Transcribe the listing exactly, leaving out every picture.

Plotting code records
::::::::::
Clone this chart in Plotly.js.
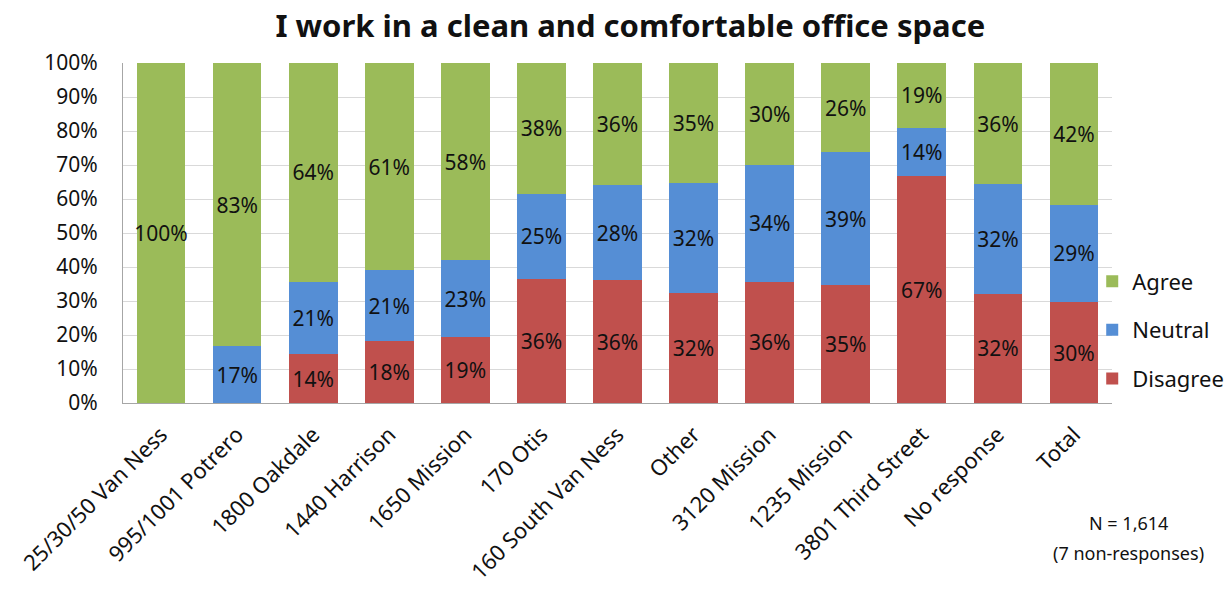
<!DOCTYPE html>
<html>
<head>
<meta charset="utf-8">
<script src="https://cdn.plot.ly/plotly-3.0.1.min.js"></script>
<style>html,body{margin:0;padding:0;background:#fff;}#chart{width:1231px;height:592px;}</style>
</head>
<body>
<div id="chart"></div>
<script>
const categories = ["25/30/50 Van Ness","995/1001 Potrero","1800 Oakdale","1440 Harrison","1650 Mission","170 Otis","160 South Van Ness","Other","3120 Mission","1235 Mission","3801 Third Street","No response","Total"];
const disagree = [0, 0, 14.3, 18.2, 19.4, 36.4, 36.1, 32.4, 35.7, 34.7, 66.7, 32.2, 29.7];
const neutral  = [0, 16.7, 21.4, 20.9, 22.6, 25.2, 28.0, 32.3, 34.2, 39.1, 14.3, 32.2, 28.6];
const agree    = [100, 83.3, 64.3, 60.9, 58.0, 38.4, 35.9, 35.3, 30.1, 26.2, 19.0, 35.6, 41.7];
const yTicks = [0,10,20,30,40,50,60,70,80,90,100];

const FONT = "Noto Sans, Open Sans, sans-serif";
function labels(arr){ return arr.map(v => v > 0 ? Math.round(v) + "%" : ""); }
function mk(name, vals, color, rank){
  return {
    type: "bar", name: name, x: categories, y: vals,
    marker: {color: color},
    text: labels(vals), textposition: "inside", insidetextanchor: "middle",
    textangle: 0, constraintext: "none",
    textfont: {family: FONT, size: 21, color: "#111"},
    legendgroup: name, legendrank: rank, hoverinfo: "x+y+name"
  };
}
const data = [
  mk("Disagree", disagree, "#C0504D", 3),
  mk("Neutral", neutral, "#558ED5", 2),
  mk("Agree", agree, "#9BBB59", 1)
];
const layout = {
  width: 1231, height: 592,
  margin: {l: 123, r: 119, t: 63, b: 189, autoexpand: false},
  paper_bgcolor: "#fff", plot_bgcolor: "#fff",
  barmode: "stack", bargap: 0.36,
  font: {family: FONT, color: "#111"},
  title: {text: "<b>I work in a clean and comfortable office space</b>", font: {family: FONT, size: 31, color: "#111"}, x: 0.512, xanchor: "center", y: 0.955, yanchor: "middle"},
  xaxis: {
    tickangle: -45, tickfont: {family: FONT, size: 22, color: "#111"},
    showline: true, linecolor: "#a6a6a6", linewidth: 1,
    ticks: "outside", ticklen: 9, tickcolor: "rgba(0,0,0,0)",
    showgrid: false, fixedrange: true
  },
  yaxis: {
    range: [0, 100], tickvals: yTicks, ticktext: yTicks.map(v => v + "%"),
    tickfont: {family: FONT, size: 21, color: "#111"},
    showgrid: true, gridcolor: "#d9d9d9", gridwidth: 1,
    showline: true, linecolor: "#a6a6a6", linewidth: 1, ticks: "", ticklabelstandoff: 20,
    zeroline: false, fixedrange: true
  },
  legend: {
    x: 0.98, xanchor: "left", y: 0.215, yanchor: "middle",
    traceorder: "grouped", tracegroupgap: 17, bgcolor: "rgba(0,0,0,0)",
    font: {family: FONT, size: 22, color: "#111"}, itemwidth: 30
  },
  annotations: [
    {xref: "paper", yref: "paper", x: 1.017, y: -0.353, xanchor: "center", yanchor: "middle",
     text: "N = 1,614", showarrow: false, font: {family: FONT, size: 18, color: "#111"}},
    {xref: "paper", yref: "paper", x: 1.017, y: -0.441, xanchor: "center", yanchor: "middle",
     text: "(7 non-responses)", showarrow: false, font: {family: FONT, size: 18, color: "#111"}}
  ]
};
Plotly.newPlot("chart", data, layout, {displayModeBar: false, staticPlot: true});
</script>
</body>
</html>
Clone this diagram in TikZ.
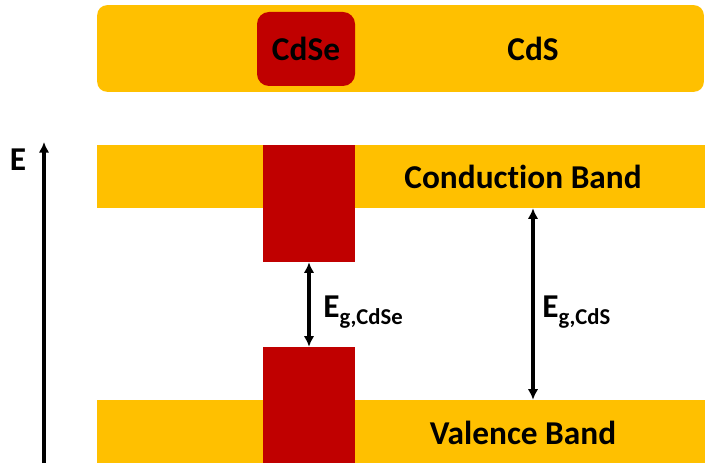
\documentclass[tikz,border=0pt]{standalone}
\usepackage{fontspec}
\setmainfont{Carlito}[Ligatures={NoCommon}]
\usetikzlibrary{arrows.meta}
\definecolor{bandyellow}{HTML}{FFC000}
\definecolor{dotred}{HTML}{C00000}

\begin{document}
\begin{tikzpicture}[x=0.75pt,y=-0.75pt,
        band/.style={fill=bandyellow, inner sep=0pt, minimum width=456pt, minimum height=47.25pt},
        dot/.style={fill=dotred, inner sep=0pt, minimum width=69pt},
        lbl/.style={font=\fontsize{25}{29}\bfseries\selectfont, inner sep=0pt},
        gap/.style={line width=3pt, {Latex[length=8pt,width=8pt]}-{Latex[length=8pt,width=8pt]}}]
    \useasboundingbox (0,0) rectangle (705,463);
    % material sketch
    \node (shell) [fill=bandyellow, rounded corners=7.5pt, inner sep=0pt,
        minimum width=455pt, minimum height=65pt] at (400.5,48.5) {};
    \node (core) [fill=dotred, rounded corners=9pt, inner sep=0pt,
        minimum width=73.5pt, minimum height=55.5pt, lbl] at (306,49) {CdSe};
    \node (cds) [lbl] at (533,49) {CdS};
    % band diagram
    \node (cb) [band] at (401,176.5) {};
    \node (vb) [band] at (401,431.5) {};
    \node (cbse) [dot, minimum height=87.75pt] at (309,203.5) {};
    \node (vbse) [dot, minimum height=87pt] at (309,405) {};
    \node (cbtext) [lbl] at (523,177) {Conduction Band};
    \node (vbtext) [lbl] at (523,433) {Valence Band};
    \coordinate (ebot) at (44,463);
    \coordinate (etop) at (44,142);
    \node (elbl) [lbl] at (18,160) {E};
    \draw [line width=3pt, -{Latex[length=8pt,width=8pt]}] (ebot) -- (etop);
    \draw [gap] (cbse.south) -- (vbse.north);
    \draw [gap] (cb.south -| cds) -- (vb.north -| cds);
    \node (gse) [lbl, anchor=west] at (323,312) {E\raisebox{-0.4ex}{\fontsize{17}{17}\selectfont g,CdSe}};
    \node (gs) [lbl, anchor=west] at (542,312) {E\raisebox{-0.4ex}{\fontsize{17}{17}\selectfont g,CdS}};
\end{tikzpicture}
\end{document}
::::::::::
[TASK SOLUTION]:
Clone this chart in Plotly.js.
<!DOCTYPE html>
<html>
<head>
<meta charset="utf-8">
<script src="https://cdn.plot.ly/plotly-3.0.1.min.js"></script>
<style>html,body{margin:0;padding:0;background:#fff;}#chart{width:1231px;height:592px;}</style>
</head>
<body>
<div id="chart"></div>
<script>
const categories = ["25/30/50 Van Ness","995/1001 Potrero","1800 Oakdale","1440 Harrison","1650 Mission","170 Otis","160 South Van Ness","Other","3120 Mission","1235 Mission","3801 Third Street","No response","Total"];
const disagree = [0, 0, 14.3, 18.2, 19.4, 36.4, 36.1, 32.4, 35.7, 34.7, 66.7, 32.2, 29.7];
const neutral  = [0, 16.7, 21.4, 20.9, 22.6, 25.2, 28.0, 32.3, 34.2, 39.1, 14.3, 32.2, 28.6];
const agree    = [100, 83.3, 64.3, 60.9, 58.0, 38.4, 35.9, 35.3, 30.1, 26.2, 19.0, 35.6, 41.7];
const yTicks = [0,10,20,30,40,50,60,70,80,90,100];

const FONT = "Noto Sans, Open Sans, sans-serif";
function labels(arr){ return arr.map(v => v > 0 ? Math.round(v) + "%" : ""); }
function mk(name, vals, color, rank){
  return {
    type: "bar", name: name, x: categories, y: vals,
    marker: {color: color},
    text: labels(vals), textposition: "inside", insidetextanchor: "middle",
    textangle: 0, constraintext: "none",
    textfont: {family: FONT, size: 21, color: "#111"},
    legendgroup: name, legendrank: rank, hoverinfo: "x+y+name"
  };
}
const data = [
  mk("Disagree", disagree, "#C0504D", 3),
  mk("Neutral", neutral, "#558ED5", 2),
  mk("Agree", agree, "#9BBB59", 1)
];
const layout = {
  width: 1231, height: 592,
  margin: {l: 123, r: 119, t: 63, b: 189, autoexpand: false},
  paper_bgcolor: "#fff", plot_bgcolor: "#fff",
  barmode: "stack", bargap: 0.36,
  font: {family: FONT, color: "#111"},
  title: {text: "<b>I work in a clean and comfortable office space</b>", font: {family: FONT, size: 31, color: "#111"}, x: 0.512, xanchor: "center", y: 0.955, yanchor: "middle"},
  xaxis: {
    tickangle: -45, tickfont: {family: FONT, size: 22, color: "#111"},
    showline: true, linecolor: "#a6a6a6", linewidth: 1,
    ticks: "outside", ticklen: 9, tickcolor: "rgba(0,0,0,0)",
    showgrid: false, fixedrange: true
  },
  yaxis: {
    range: [0, 100], tickvals: yTicks, ticktext: yTicks.map(v => v + "%"),
    tickfont: {family: FONT, size: 21, color: "#111"},
    showgrid: true, gridcolor: "#d9d9d9", gridwidth: 1,
    showline: true, linecolor: "#a6a6a6", linewidth: 1, ticks: "", ticklabelstandoff: 20,
    zeroline: false, fixedrange: true
  },
  legend: {
    x: 0.98, xanchor: "left", y: 0.215, yanchor: "middle",
    traceorder: "grouped", tracegroupgap: 17, bgcolor: "rgba(0,0,0,0)",
    font: {family: FONT, size: 22, color: "#111"}, itemwidth: 30
  },
  annotations: [
    {xref: "paper", yref: "paper", x: 1.017, y: -0.353, xanchor: "center", yanchor: "middle",
     text: "N = 1,614", showarrow: false, font: {family: FONT, size: 18, color: "#111"}},
    {xref: "paper", yref: "paper", x: 1.017, y: -0.441, xanchor: "center", yanchor: "middle",
     text: "(7 non-responses)", showarrow: false, font: {family: FONT, size: 18, color: "#111"}}
  ]
};
Plotly.newPlot("chart", data, layout, {displayModeBar: false, staticPlot: true});
</script>
</body>
</html>
Clone this diagram in TikZ.
\documentclass[tikz,border=0pt]{standalone}
\usepackage{fontspec}
\setmainfont{Carlito}[Ligatures={NoCommon}]
\usetikzlibrary{arrows.meta}
\definecolor{bandyellow}{HTML}{FFC000}
\definecolor{dotred}{HTML}{C00000}

\begin{document}
\begin{tikzpicture}[x=0.75pt,y=-0.75pt,
        band/.style={fill=bandyellow, inner sep=0pt, minimum width=456pt, minimum height=47.25pt},
        dot/.style={fill=dotred, inner sep=0pt, minimum width=69pt},
        lbl/.style={font=\fontsize{25}{29}\bfseries\selectfont, inner sep=0pt},
        gap/.style={line width=3pt, {Latex[length=8pt,width=8pt]}-{Latex[length=8pt,width=8pt]}}]
    \useasboundingbox (0,0) rectangle (705,463);
    % material sketch
    \node (shell) [fill=bandyellow, rounded corners=7.5pt, inner sep=0pt,
        minimum width=455pt, minimum height=65pt] at (400.5,48.5) {};
    \node (core) [fill=dotred, rounded corners=9pt, inner sep=0pt,
        minimum width=73.5pt, minimum height=55.5pt, lbl] at (306,49) {CdSe};
    \node (cds) [lbl] at (533,49) {CdS};
    % band diagram
    \node (cb) [band] at (401,176.5) {};
    \node (vb) [band] at (401,431.5) {};
    \node (cbse) [dot, minimum height=87.75pt] at (309,203.5) {};
    \node (vbse) [dot, minimum height=87pt] at (309,405) {};
    \node (cbtext) [lbl] at (523,177) {Conduction Band};
    \node (vbtext) [lbl] at (523,433) {Valence Band};
    \coordinate (ebot) at (44,463);
    \coordinate (etop) at (44,142);
    \node (elbl) [lbl] at (18,160) {E};
    \draw [line width=3pt, -{Latex[length=8pt,width=8pt]}] (ebot) -- (etop);
    \draw [gap] (cbse.south) -- (vbse.north);
    \draw [gap] (cb.south -| cds) -- (vb.north -| cds);
    \node (gse) [lbl, anchor=west] at (323,312) {E\raisebox{-0.4ex}{\fontsize{17}{17}\selectfont g,CdSe}};
    \node (gs) [lbl, anchor=west] at (542,312) {E\raisebox{-0.4ex}{\fontsize{17}{17}\selectfont g,CdS}};
\end{tikzpicture}
\end{document}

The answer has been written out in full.